Lambeck began his involvement as an intern planning out activities for the Weekend in the Country program. From there, he began running the day program for the children of the summer staff. As a senior in the fall of 2002, Lambeck served as a teaching assistant in the Adaptive PE class to Perrotti-Verboven, who would be teaching the class for the final semester. Lambeck began his SLM studies with an eye on the business and marketing side, but changed over to the health and fitness area after taking a course with Switchenko.

While working with the day camp program in his final semester in the fall of 2002, Lambeck fully realized “that this was a great place to work. I remember thinking that I really liked working with kids, writing lesson plans, doing all of the activities. I actually thought about going back to school for early childhood education.”

Perrotti-Verboven initially hired Lambeck to a part-time position while he was still an undergraduate. Following graduation, he was offered the position as the camp’s first fulltime program coordinator. Having been raised in the state’s more urban area in New Haven County, Lambeck did not instantly accept the offer. “I wasn’t sure if I wanted to stay in this area,” he says. “But now, I think I’ll be here for a long time. It’s a place that’s either for you, or it’s not. You realize that right away. It’s very demanding.

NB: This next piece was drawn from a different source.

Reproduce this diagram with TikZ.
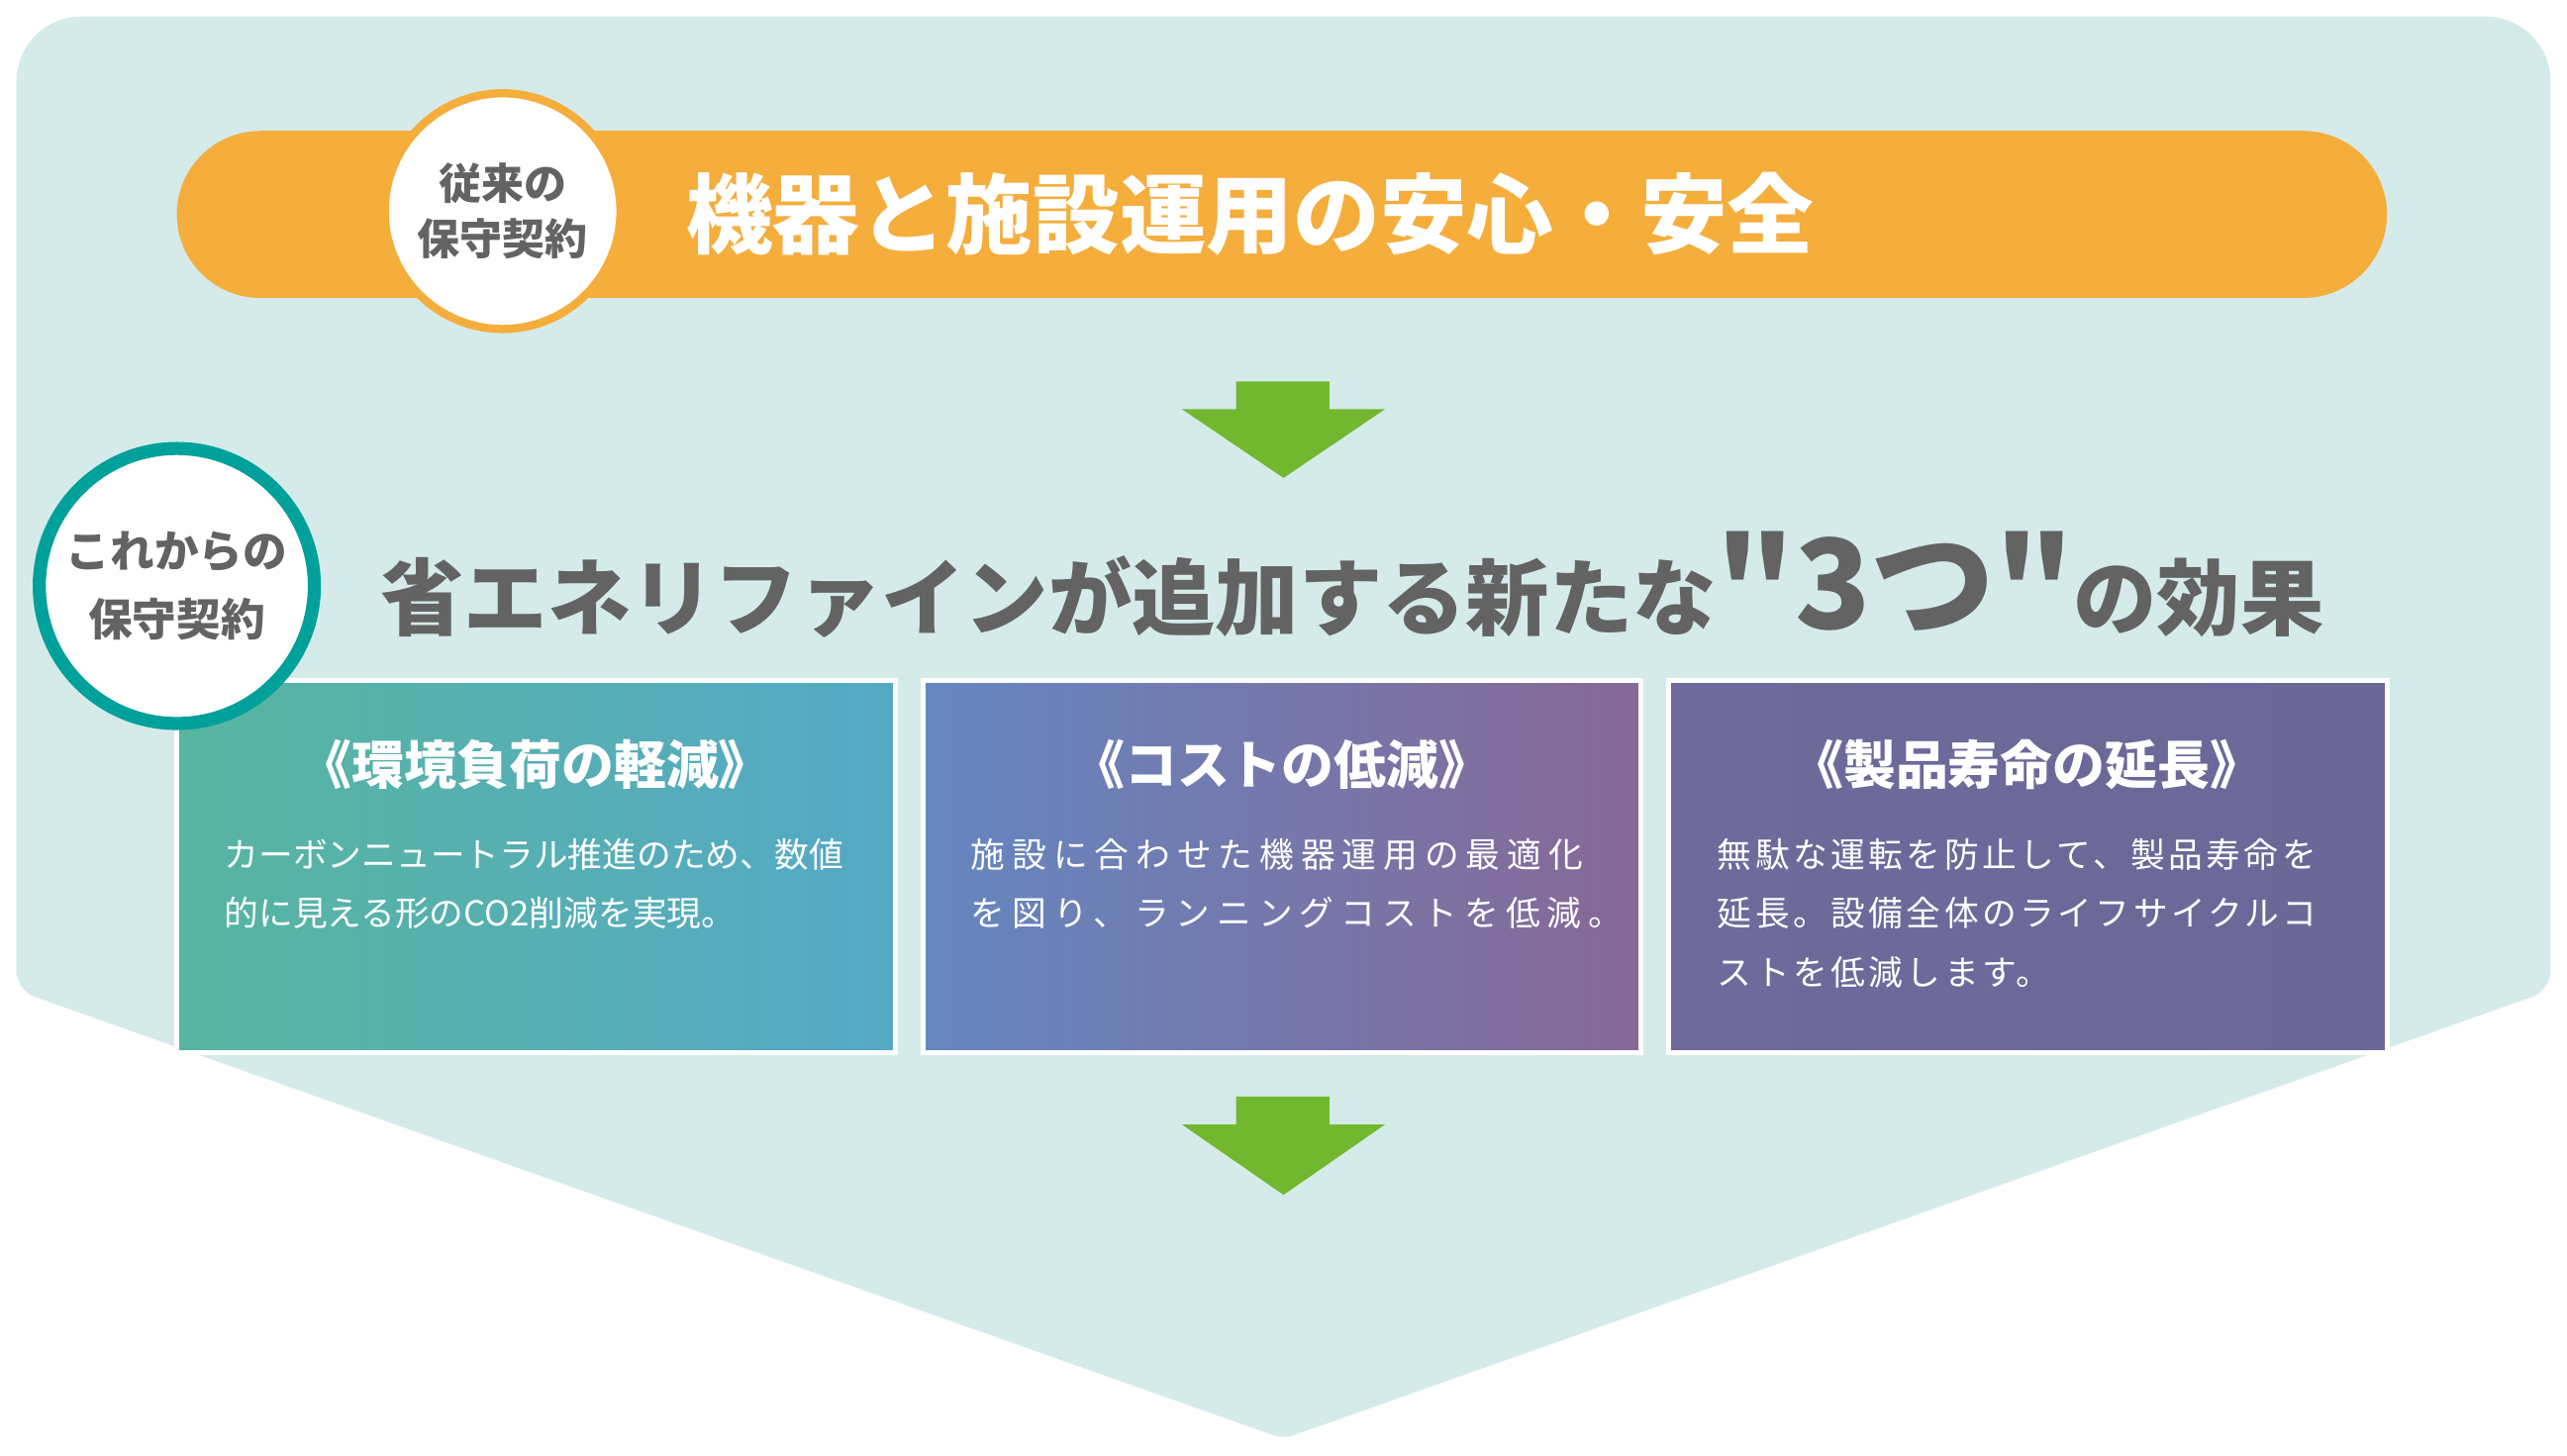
\documentclass[tikz,border=0pt]{standalone}
\usepackage{fontspec}
\newfontfamily\jp{Noto Sans CJK JP}
\definecolor{bgc}{HTML}{D4EBEA}
\definecolor{org}{HTML}{F5AD3C}
\definecolor{grn}{HTML}{72B82E}
\definecolor{tea}{HTML}{00A19A}
\definecolor{gry}{HTML}{636363}
\definecolor{aL}{HTML}{57B59F}\definecolor{aR}{HTML}{55A9C6}
\definecolor{bL}{HTML}{6487C0}\definecolor{bR}{HTML}{876897}
\definecolor{cL}{HTML}{6E6A9B}\definecolor{cR}{HTML}{6B6898}
\tikzset{
 boxtitle/.style={anchor=center,text=white,font=\jp\bfseries\fontsize{16pt}{18pt}\selectfont},
 boxbody/.style={anchor=north west,text=white,align=left,font=\jp\fontsize{10.5pt}{18pt}\selectfont},
 garrow/.style={fill=grn,draw=none}
}
\begin{document}
\begin{tikzpicture}[x=0.5pt,y=-0.5pt]
\useasboundingbox (0,0) rectangle (1568,889);
\fill[white] (0,0) rectangle (1568,889);
% background chevron
\fill[bgc] (784,879) [rounded corners=6] -- (10,605) [rounded corners=20] -- (10,10) -- (1558,10) [rounded corners=6] -- (1558,605) [rounded corners=3] -- cycle;
% orange bar
\fill[org] (159,80) rectangle (1407,182);
\fill[org] (159,131) circle[radius=25.5pt];
\fill[org] (1407,131) circle[radius=25.5pt];
\node[anchor=west,text=white,font=\jp\bfseries\fontsize{26.5pt}{30pt}\selectfont] (t1) at (412,131) {機器と施設運用の安心・安全};
\node[circle,draw=org,line width=2.5pt,fill=white,minimum size=72pt,align=center,text=gry,font=\jp\bfseries\fontsize{13pt}{17pt}\selectfont] (c1) at (307,129) {従来の\\保守契約};
% arrow 1
\fill[garrow] (755,233) -- (812,233) -- (812,250) -- (846,250) -- (784,292) -- (722,250) -- (755,250) -- cycle;
% title
\node[anchor=west,text=gry,font=\jp\bfseries\fontsize{25.5pt}{28pt}\selectfont,inner sep=0] (t2) at (232,357) {省エネリファインが追加する新たな{\fontsize{38pt}{38pt}\selectfont"3つ"}の効果};
% boxes
\shade[left color=aL,right color=aR,draw=white,line width=1.5pt] (108,416) rectangle (547,643);
\shade[left color=bL,right color=bR,draw=white,line width=1.5pt] (564,416) rectangle (1002,643);
\shade[left color=cL,right color=cR,draw=white,line width=1.5pt] (1019,416) rectangle (1458,643);
\node[boxtitle] (h1) at (327,467) {《環境負荷の軽減》};
\node[boxtitle] (h2) at (783,467) {《コストの低減》};
\node[boxtitle] (h3) at (1238,467) {《製品寿命の延長》};
\node[boxbody] (b1) at (130,505) {カーボンニュートラル推進のため、数値\\的に見える形のCO2削減を実現。};
\node[boxbody,font=\jp\addfontfeature{LetterSpace=20}\fontsize{10.5pt}{18pt}\selectfont] (b2) at (586,505) {施設に合わせた機器運用の最適化\\を図り、ランニングコストを低減。};
\node[boxbody,font=\jp\addfontfeature{LetterSpace=10}\fontsize{10.5pt}{18pt}\selectfont] (b3) at (1042,505) {無駄な運転を防止して、製品寿命を\\延長。設備全体のライフサイクルコ\\ストを低減します。};
% teal circle
\node[circle,draw=tea,line width=4pt,fill=white,minimum size=84pt,align=center,text=gry,font=\jp\bfseries\fontsize{13.5pt}{21pt}\selectfont] (c2) at (108,358) {これからの\\保守契約};
% arrow 2
\fill[garrow] (755,670) -- (812,670) -- (812,687) -- (846,687) -- (784,730) -- (722,687) -- (755,687) -- cycle;
\end{tikzpicture}
\end{document}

From the beginning of June until the end of August, my family realizes that they’re not going to see me much, because you’re involved with this community.

“This place sucks you in – Lauren definitely sucked us in,” insists Lambeck. “Chris (McNaboe) and Lauren train us very well. They’ve passed on their knowledge to us, and we do our best to share that with everybody else. I think that’s why this place runs so well… they’re very good teachers.”

The Lauren Perrotti that Chris McNaboe once hand picked out of a class full of students for her Camp Horizons community continues to blossom. McNaboe talks in glowing terms of Perrotti-Verboven’s contributions to the development of Camp Horizons, Inc. Under her leadership and guidance, the camp runs like a well-tuned engine. It currently attracts hundreds of families and individuals each year, drawing campers and staff members from all over the world.

Perhaps above all else, Perrotti-Verboven still relishes the association that she has forged between her alma mater and the camp. And her accomplishments have not gone unnoticed by the University. This past winter, she received the Distinguished Service Award for Excellence from the Eastern Alumni Association for her contributions to society.

“It helps your self-esteem a bit when you feel like you’re part of the community and you still have a connection to where you went to school,” she says.

“I’ve always liked the association with Eastern – that’s where I came from.”